To do: Drop every picture, then transcribe the remaining data exactly.

___ Data block

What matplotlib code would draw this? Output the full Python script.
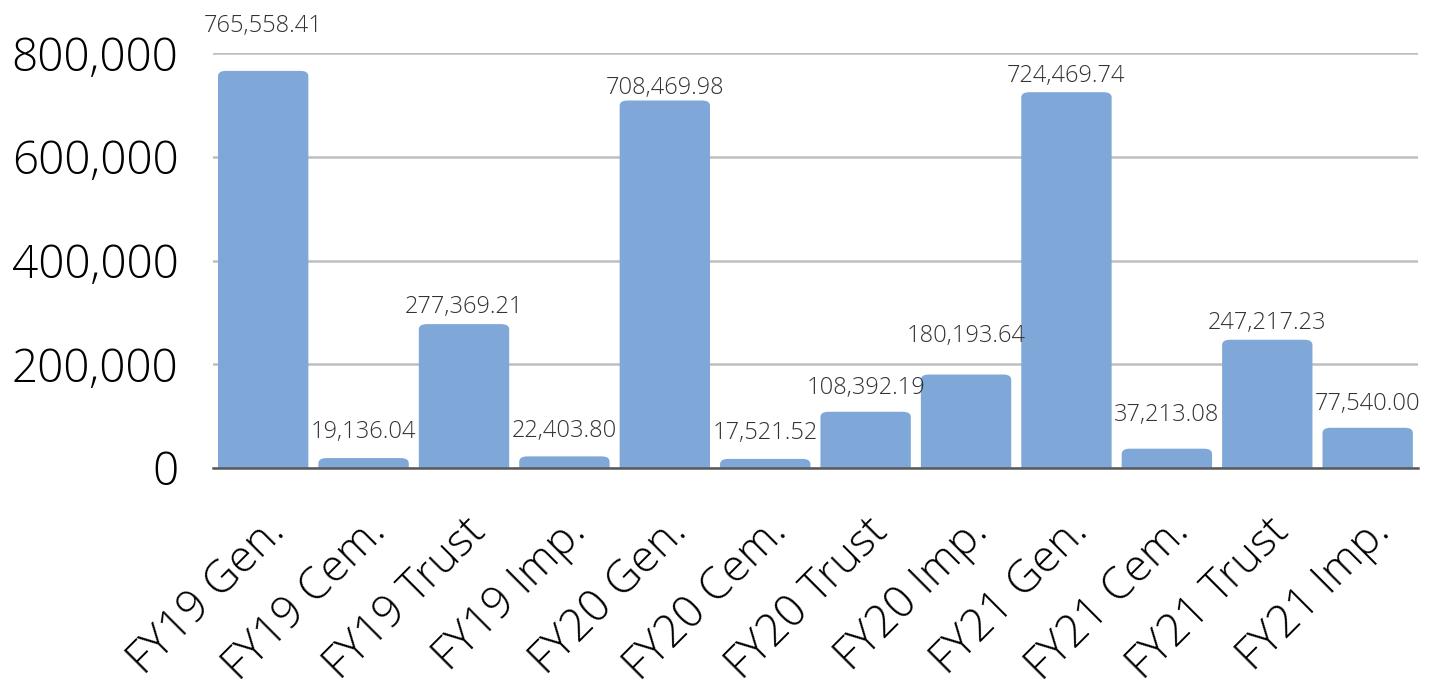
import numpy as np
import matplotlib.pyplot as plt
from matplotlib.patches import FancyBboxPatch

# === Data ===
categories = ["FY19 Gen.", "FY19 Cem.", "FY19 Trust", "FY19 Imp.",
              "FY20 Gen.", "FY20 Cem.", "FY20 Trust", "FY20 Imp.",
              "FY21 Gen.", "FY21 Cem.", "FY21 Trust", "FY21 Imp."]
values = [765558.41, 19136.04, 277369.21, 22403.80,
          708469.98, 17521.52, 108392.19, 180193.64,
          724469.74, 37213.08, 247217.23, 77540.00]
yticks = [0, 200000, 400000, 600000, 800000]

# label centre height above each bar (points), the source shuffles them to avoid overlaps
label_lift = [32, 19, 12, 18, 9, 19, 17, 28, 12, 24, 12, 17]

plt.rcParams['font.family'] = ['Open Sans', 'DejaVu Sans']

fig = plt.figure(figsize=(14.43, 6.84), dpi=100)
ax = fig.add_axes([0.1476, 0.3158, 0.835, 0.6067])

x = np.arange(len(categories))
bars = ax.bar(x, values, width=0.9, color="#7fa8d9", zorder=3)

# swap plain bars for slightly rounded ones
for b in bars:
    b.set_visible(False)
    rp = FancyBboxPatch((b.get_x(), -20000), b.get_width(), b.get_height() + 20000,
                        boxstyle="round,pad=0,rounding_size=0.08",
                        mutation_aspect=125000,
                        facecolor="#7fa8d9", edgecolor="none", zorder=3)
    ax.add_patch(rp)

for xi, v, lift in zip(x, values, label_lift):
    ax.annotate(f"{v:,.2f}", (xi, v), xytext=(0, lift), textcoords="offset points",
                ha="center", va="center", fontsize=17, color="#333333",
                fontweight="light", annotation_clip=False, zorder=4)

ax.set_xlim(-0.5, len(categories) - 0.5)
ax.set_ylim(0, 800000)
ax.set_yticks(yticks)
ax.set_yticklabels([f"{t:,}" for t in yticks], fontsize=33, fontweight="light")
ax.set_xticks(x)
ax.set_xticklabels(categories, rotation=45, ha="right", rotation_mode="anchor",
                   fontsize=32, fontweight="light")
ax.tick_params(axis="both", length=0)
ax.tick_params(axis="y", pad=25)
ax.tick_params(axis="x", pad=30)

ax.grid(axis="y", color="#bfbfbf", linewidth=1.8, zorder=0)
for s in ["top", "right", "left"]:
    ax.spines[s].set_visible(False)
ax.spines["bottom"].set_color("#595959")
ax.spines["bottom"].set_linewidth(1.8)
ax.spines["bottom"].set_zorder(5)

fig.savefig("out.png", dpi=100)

______

Solution to this problem:
What matplotlib code would draw this? Output the full Python script.
import numpy as np
import matplotlib.pyplot as plt
from matplotlib.patches import FancyBboxPatch

# === Data ===
categories = ["FY19 Gen.", "FY19 Cem.", "FY19 Trust", "FY19 Imp.",
              "FY20 Gen.", "FY20 Cem.", "FY20 Trust", "FY20 Imp.",
              "FY21 Gen.", "FY21 Cem.", "FY21 Trust", "FY21 Imp."]
values = [765558.41, 19136.04, 277369.21, 22403.80,
          708469.98, 17521.52, 108392.19, 180193.64,
          724469.74, 37213.08, 247217.23, 77540.00]
yticks = [0, 200000, 400000, 600000, 800000]

# label centre height above each bar (points), the source shuffles them to avoid overlaps
label_lift = [32, 19, 12, 18, 9, 19, 17, 28, 12, 24, 12, 17]

plt.rcParams['font.family'] = ['Open Sans', 'DejaVu Sans']

fig = plt.figure(figsize=(14.43, 6.84), dpi=100)
ax = fig.add_axes([0.1476, 0.3158, 0.835, 0.6067])

x = np.arange(len(categories))
bars = ax.bar(x, values, width=0.9, color="#7fa8d9", zorder=3)

# swap plain bars for slightly rounded ones
for b in bars:
    b.set_visible(False)
    rp = FancyBboxPatch((b.get_x(), -20000), b.get_width(), b.get_height() + 20000,
                        boxstyle="round,pad=0,rounding_size=0.08",
                        mutation_aspect=125000,
                        facecolor="#7fa8d9", edgecolor="none", zorder=3)
    ax.add_patch(rp)

for xi, v, lift in zip(x, values, label_lift):
    ax.annotate(f"{v:,.2f}", (xi, v), xytext=(0, lift), textcoords="offset points",
                ha="center", va="center", fontsize=17, color="#333333",
                fontweight="light", annotation_clip=False, zorder=4)

ax.set_xlim(-0.5, len(categories) - 0.5)
ax.set_ylim(0, 800000)
ax.set_yticks(yticks)
ax.set_yticklabels([f"{t:,}" for t in yticks], fontsize=33, fontweight="light")
ax.set_xticks(x)
ax.set_xticklabels(categories, rotation=45, ha="right", rotation_mode="anchor",
                   fontsize=32, fontweight="light")
ax.tick_params(axis="both", length=0)
ax.tick_params(axis="y", pad=25)
ax.tick_params(axis="x", pad=30)

ax.grid(axis="y", color="#bfbfbf", linewidth=1.8, zorder=0)
for s in ["top", "right", "left"]:
    ax.spines[s].set_visible(False)
ax.spines["bottom"].set_color("#595959")
ax.spines["bottom"].set_linewidth(1.8)
ax.spines["bottom"].set_zorder(5)

fig.savefig("out.png", dpi=100)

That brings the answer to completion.